In affirming the trial court, we pointed out that, in the first proceeding, the Virginia court was entitled to and did address whether the Florida court had jurisdiction to enter the divorce decree. Thus, the substantive issue of jurisdiction was litigated and resolved by the Virginia court. In his second Virginia proceeding, Kessler sought full faith and credit for a Florida decree that addressed the same substantive issue already decided by the Virginia court: whether the Florida court had jurisdiction to enter the divorce decree. Concluding that consideration of full faith and credit included applying the doctrine of res judicata to matters of jurisdiction, we held that Kessler’s second action was barred because the Virginia court had decided the issue of jurisdiction in the prior proceeding. Id. at 1101-02, 81 S.E.2d at 443.

Unlike Kessler, in the present litigation the issue of jurisdiction has not been raised or addressed in either the Virginia or Texas proceedings, and the order of the Virginia court in the first proceeding did not resolve any issue subsequently addressed by the Texas Court of Appeals.
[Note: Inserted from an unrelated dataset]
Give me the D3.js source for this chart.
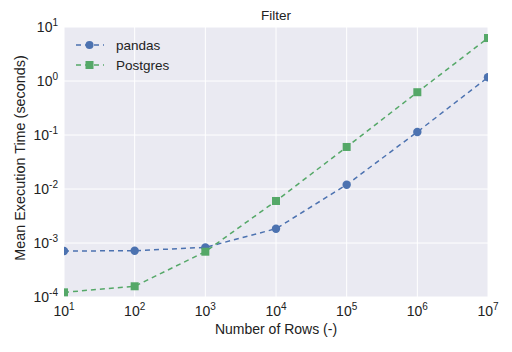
<!DOCTYPE html>
<html><head><meta charset="utf-8">
<script src="https://cdn.jsdelivr.net/npm/d3@7"></script>
<style>body{margin:0;background:#fff}svg{display:block;font-family:"Liberation Sans",Arial,sans-serif}</style>
</head><body><svg id="c" width="512" height="352"></svg>
<script>
const rows = [1e1, 1e2, 1e3, 1e4, 1e5, 1e6, 1e7];
const pandas = [7.1e-4, 7.2e-4, 8.3e-4, 1.84e-3, 0.012, 0.114, 1.17];
const postgres = [1.22e-4, 1.58e-4, 6.9e-4, 6.0e-3, 0.06, 0.62, 6.25];
const xTickExp = [1, 2, 3, 4, 5, 6, 7];
const yTickExp = [-4, -3, -2, -1, 0, 1];
const seriesNames = ["pandas", "Postgres"];
const colors = ["#4C72B0", "#55A868"];

const svg = d3.select("#c");
const m = {l: 64, r: 24, t: 27, b: 55};
const W = 512, H = 352;
const x = d3.scaleLog().domain([1e1, 1e7]).range([m.l, W - m.r]);
const y = d3.scaleLog().domain([1e-4, 1e1]).range([H - m.b, m.t]);

svg.append("rect").attr("x", m.l).attr("y", m.t)
  .attr("width", W - m.l - m.r).attr("height", H - m.t - m.b).attr("fill", "#EAEAF2");
svg.append("clipPath").attr("id", "clip").append("rect")
  .attr("x", m.l).attr("y", m.t).attr("width", W - m.l - m.r).attr("height", H - m.t - m.b);

const g = svg.append("g");
xTickExp.forEach(e => g.append("line").attr("x1", x(10 ** e)).attr("x2", x(10 ** e))
  .attr("y1", m.t).attr("y2", H - m.b).attr("stroke", "#fff").attr("stroke-width", 1));
yTickExp.forEach(e => g.append("line").attr("y1", y(10 ** e)).attr("y2", y(10 ** e))
  .attr("x1", m.l).attr("x2", W - m.r).attr("stroke", "#fff").attr("stroke-width", 1));

function pow10(sel, e) {
  sel.append("tspan").text("10");
  sel.append("tspan").attr("dy", -6).attr("font-size", 10).text(e);
}
xTickExp.forEach(e => {
  const t = svg.append("text").attr("x", x(10 ** e)).attr("y", 316)
    .attr("text-anchor", "middle").attr("font-size", 14).attr("fill", "#222");
  pow10(t, e);
});
yTickExp.forEach(e => {
  const t = svg.append("text").attr("x", 58).attr("y", y(10 ** e) + 5)
    .attr("text-anchor", "end").attr("font-size", 14).attr("fill", "#222");
  pow10(t, e);
});

const data = [pandas, postgres];
const pg = svg.append("g").attr("clip-path", "url(#clip)");
const line = d3.line().x((d, i) => x(rows[i])).y(d => y(d));
data.forEach((s, k) => {
  pg.append("path").datum(s).attr("d", line).attr("fill", "none")
    .attr("stroke", colors[k]).attr("stroke-width", 1.5).attr("stroke-dasharray", "5,4");
});
pg.selectAll(".c").data(pandas).join("circle").attr("cx", (d, i) => x(rows[i])).attr("cy", d => y(d))
  .attr("r", 4.2).attr("fill", colors[0]);
pg.selectAll(".s").data(postgres).join("rect").attr("x", (d, i) => x(rows[i]) - 4).attr("y", d => y(d) - 4)
  .attr("width", 8).attr("height", 8).attr("fill", colors[1]);

// legend
seriesNames.forEach((n, k) => {
  const ly = 45 + k * 20;
  svg.append("line").attr("x1", 76).attr("x2", 104).attr("y1", ly).attr("y2", ly)
    .attr("stroke", colors[k]).attr("stroke-width", 1.5).attr("stroke-dasharray", "5,4");
  if (k === 0) svg.append("circle").attr("cx", 89.5).attr("cy", ly).attr("r", 4).attr("fill", colors[k]);
  else svg.append("rect").attr("x", 85.5).attr("y", ly - 4).attr("width", 8).attr("height", 8).attr("fill", colors[k]);
  svg.append("text").attr("x", 116).attr("y", ly + 5).attr("font-size", 13.5).attr("fill", "#222").text(n);
});

svg.append("text").attr("x", 276).attr("y", 20).attr("text-anchor", "middle")
  .attr("font-size", 13.5).attr("fill", "#222").text("Filter");
svg.append("text").attr("x", 276).attr("y", 334).attr("text-anchor", "middle")
  .attr("font-size", 14).attr("fill", "#222").text("Number of Rows (-)");
svg.append("text").attr("transform", "translate(25,158) rotate(-90)").attr("text-anchor", "middle")
  .attr("font-size", 14.4).attr("fill", "#222").text("Mean Execution Time (seconds)");
</script></body></html>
The factual differences between Kessler and the instant case make the decision in that case inapplicable here.

Accordingly, we will reverse the judgment of the trial court and remand the case for further proceedings.

Reversed and remanded. 
      
       Apparently, at the August 24, 1999 hearing the trial court did not inquire whether the June 1993 order was a final order, and neither Eckhardt nor Wright, who appeared pro se via telephone, volunteered any information about an appeal of the Texas order.